Collected material:

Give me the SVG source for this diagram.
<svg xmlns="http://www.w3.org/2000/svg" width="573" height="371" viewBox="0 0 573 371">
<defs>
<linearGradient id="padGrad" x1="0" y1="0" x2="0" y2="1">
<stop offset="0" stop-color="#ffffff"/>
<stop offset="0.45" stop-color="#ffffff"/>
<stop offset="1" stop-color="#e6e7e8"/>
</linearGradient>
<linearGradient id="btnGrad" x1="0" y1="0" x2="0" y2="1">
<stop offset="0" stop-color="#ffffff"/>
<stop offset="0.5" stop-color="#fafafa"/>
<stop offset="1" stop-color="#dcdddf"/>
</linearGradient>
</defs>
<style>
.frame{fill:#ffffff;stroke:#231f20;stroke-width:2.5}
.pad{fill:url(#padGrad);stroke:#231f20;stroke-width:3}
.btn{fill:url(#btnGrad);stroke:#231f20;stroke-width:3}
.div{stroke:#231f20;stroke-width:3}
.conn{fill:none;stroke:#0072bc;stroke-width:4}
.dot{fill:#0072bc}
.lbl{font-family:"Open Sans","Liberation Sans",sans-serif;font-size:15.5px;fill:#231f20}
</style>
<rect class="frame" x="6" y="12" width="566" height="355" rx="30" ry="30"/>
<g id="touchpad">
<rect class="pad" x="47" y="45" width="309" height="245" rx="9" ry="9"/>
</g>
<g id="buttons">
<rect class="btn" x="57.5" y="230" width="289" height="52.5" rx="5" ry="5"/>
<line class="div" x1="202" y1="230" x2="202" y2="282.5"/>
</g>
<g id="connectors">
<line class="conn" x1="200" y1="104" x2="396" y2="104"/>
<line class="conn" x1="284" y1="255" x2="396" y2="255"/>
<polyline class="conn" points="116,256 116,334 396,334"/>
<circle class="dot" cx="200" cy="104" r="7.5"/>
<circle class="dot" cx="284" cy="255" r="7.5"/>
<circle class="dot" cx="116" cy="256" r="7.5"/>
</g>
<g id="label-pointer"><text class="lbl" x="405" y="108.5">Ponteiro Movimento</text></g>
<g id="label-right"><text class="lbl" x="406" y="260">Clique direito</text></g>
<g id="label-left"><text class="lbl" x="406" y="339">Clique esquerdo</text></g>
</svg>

Task details:
Transcribe the material above word for word.

Worked answer:
Give me the SVG source for this diagram.
<svg xmlns="http://www.w3.org/2000/svg" width="573" height="371" viewBox="0 0 573 371">
<defs>
<linearGradient id="padGrad" x1="0" y1="0" x2="0" y2="1">
<stop offset="0" stop-color="#ffffff"/>
<stop offset="0.45" stop-color="#ffffff"/>
<stop offset="1" stop-color="#e6e7e8"/>
</linearGradient>
<linearGradient id="btnGrad" x1="0" y1="0" x2="0" y2="1">
<stop offset="0" stop-color="#ffffff"/>
<stop offset="0.5" stop-color="#fafafa"/>
<stop offset="1" stop-color="#dcdddf"/>
</linearGradient>
</defs>
<style>
.frame{fill:#ffffff;stroke:#231f20;stroke-width:2.5}
.pad{fill:url(#padGrad);stroke:#231f20;stroke-width:3}
.btn{fill:url(#btnGrad);stroke:#231f20;stroke-width:3}
.div{stroke:#231f20;stroke-width:3}
.conn{fill:none;stroke:#0072bc;stroke-width:4}
.dot{fill:#0072bc}
.lbl{font-family:"Open Sans","Liberation Sans",sans-serif;font-size:15.5px;fill:#231f20}
</style>
<rect class="frame" x="6" y="12" width="566" height="355" rx="30" ry="30"/>
<g id="touchpad">
<rect class="pad" x="47" y="45" width="309" height="245" rx="9" ry="9"/>
</g>
<g id="buttons">
<rect class="btn" x="57.5" y="230" width="289" height="52.5" rx="5" ry="5"/>
<line class="div" x1="202" y1="230" x2="202" y2="282.5"/>
</g>
<g id="connectors">
<line class="conn" x1="200" y1="104" x2="396" y2="104"/>
<line class="conn" x1="284" y1="255" x2="396" y2="255"/>
<polyline class="conn" points="116,256 116,334 396,334"/>
<circle class="dot" cx="200" cy="104" r="7.5"/>
<circle class="dot" cx="284" cy="255" r="7.5"/>
<circle class="dot" cx="116" cy="256" r="7.5"/>
</g>
<g id="label-pointer"><text class="lbl" x="405" y="108.5">Ponteiro Movimento</text></g>
<g id="label-right"><text class="lbl" x="406" y="260">Clique direito</text></g>
<g id="label-left"><text class="lbl" x="406" y="339">Clique esquerdo</text></g>
</svg>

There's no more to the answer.